- [Short task] Everything from the line with "Emit a Python" through the line with "riket = [6.9, 19.3, 28.9, 27.6, 17.6]", inclusive, should be repeated exactly, except the pictures.

Extracted records:
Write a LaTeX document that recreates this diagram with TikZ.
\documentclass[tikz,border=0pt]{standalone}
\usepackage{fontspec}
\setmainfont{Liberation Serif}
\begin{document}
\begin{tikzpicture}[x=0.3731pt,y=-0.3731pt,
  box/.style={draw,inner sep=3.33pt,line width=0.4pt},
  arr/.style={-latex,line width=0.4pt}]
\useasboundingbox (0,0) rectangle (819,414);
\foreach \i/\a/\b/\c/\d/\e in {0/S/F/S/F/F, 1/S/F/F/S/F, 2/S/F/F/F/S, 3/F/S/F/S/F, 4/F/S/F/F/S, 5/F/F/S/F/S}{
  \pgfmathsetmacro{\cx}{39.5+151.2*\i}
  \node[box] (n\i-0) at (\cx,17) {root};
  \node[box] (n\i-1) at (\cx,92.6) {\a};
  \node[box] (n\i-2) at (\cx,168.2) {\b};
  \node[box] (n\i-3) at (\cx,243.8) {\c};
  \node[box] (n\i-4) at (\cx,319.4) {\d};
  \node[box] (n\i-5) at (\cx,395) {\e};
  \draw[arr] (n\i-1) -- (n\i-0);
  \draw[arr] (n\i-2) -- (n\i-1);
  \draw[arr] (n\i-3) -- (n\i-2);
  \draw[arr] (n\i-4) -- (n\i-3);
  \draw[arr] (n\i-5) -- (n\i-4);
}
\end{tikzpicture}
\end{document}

...

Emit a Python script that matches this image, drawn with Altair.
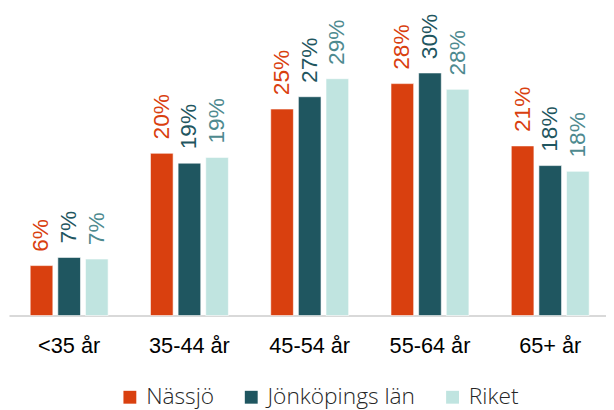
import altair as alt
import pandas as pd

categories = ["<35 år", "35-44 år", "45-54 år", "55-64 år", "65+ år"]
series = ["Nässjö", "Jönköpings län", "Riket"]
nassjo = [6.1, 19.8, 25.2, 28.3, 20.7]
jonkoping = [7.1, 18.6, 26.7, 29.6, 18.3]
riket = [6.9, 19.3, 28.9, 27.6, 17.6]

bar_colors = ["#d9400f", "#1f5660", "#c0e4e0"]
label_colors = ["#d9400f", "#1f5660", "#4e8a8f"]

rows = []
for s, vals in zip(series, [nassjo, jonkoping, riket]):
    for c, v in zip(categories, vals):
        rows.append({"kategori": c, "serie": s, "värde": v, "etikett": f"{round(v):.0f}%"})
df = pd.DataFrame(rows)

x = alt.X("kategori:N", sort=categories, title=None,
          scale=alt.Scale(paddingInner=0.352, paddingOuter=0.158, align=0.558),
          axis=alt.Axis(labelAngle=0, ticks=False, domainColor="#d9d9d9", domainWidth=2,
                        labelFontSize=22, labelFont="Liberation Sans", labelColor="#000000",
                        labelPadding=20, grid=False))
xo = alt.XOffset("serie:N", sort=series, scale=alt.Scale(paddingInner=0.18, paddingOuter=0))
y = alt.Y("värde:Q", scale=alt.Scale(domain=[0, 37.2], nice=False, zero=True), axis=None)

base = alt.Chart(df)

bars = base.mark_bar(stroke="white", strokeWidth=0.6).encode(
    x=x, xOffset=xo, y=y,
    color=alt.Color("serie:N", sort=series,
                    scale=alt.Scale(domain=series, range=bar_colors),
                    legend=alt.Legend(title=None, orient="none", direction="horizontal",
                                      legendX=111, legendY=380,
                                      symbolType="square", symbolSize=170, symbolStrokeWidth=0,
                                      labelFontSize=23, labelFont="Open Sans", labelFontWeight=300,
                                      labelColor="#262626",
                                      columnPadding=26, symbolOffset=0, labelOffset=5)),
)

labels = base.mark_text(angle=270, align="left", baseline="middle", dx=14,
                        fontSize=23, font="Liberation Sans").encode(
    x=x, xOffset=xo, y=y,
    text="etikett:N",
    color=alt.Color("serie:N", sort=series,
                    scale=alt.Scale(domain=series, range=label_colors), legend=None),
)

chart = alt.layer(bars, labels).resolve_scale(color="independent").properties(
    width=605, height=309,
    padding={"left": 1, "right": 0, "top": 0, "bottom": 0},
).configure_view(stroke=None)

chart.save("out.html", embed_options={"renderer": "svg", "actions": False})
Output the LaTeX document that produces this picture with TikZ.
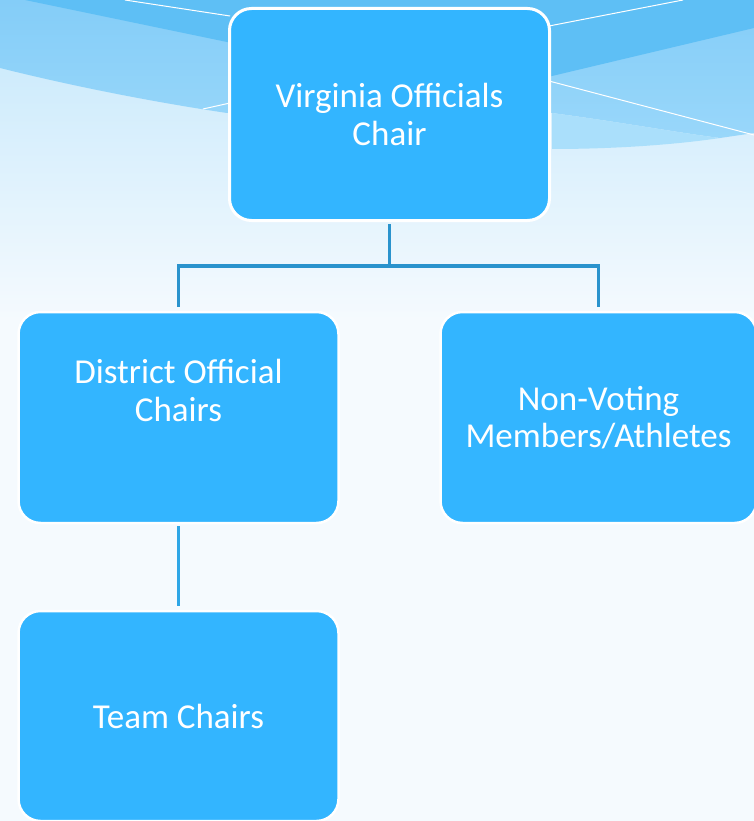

- [Full answer]
Emit a Python script that matches this image, drawn with Altair.
import altair as alt
import pandas as pd

categories = ["<35 år", "35-44 år", "45-54 år", "55-64 år", "65+ år"]
series = ["Nässjö", "Jönköpings län", "Riket"]
nassjo = [6.1, 19.8, 25.2, 28.3, 20.7]
jonkoping = [7.1, 18.6, 26.7, 29.6, 18.3]
riket = [6.9, 19.3, 28.9, 27.6, 17.6]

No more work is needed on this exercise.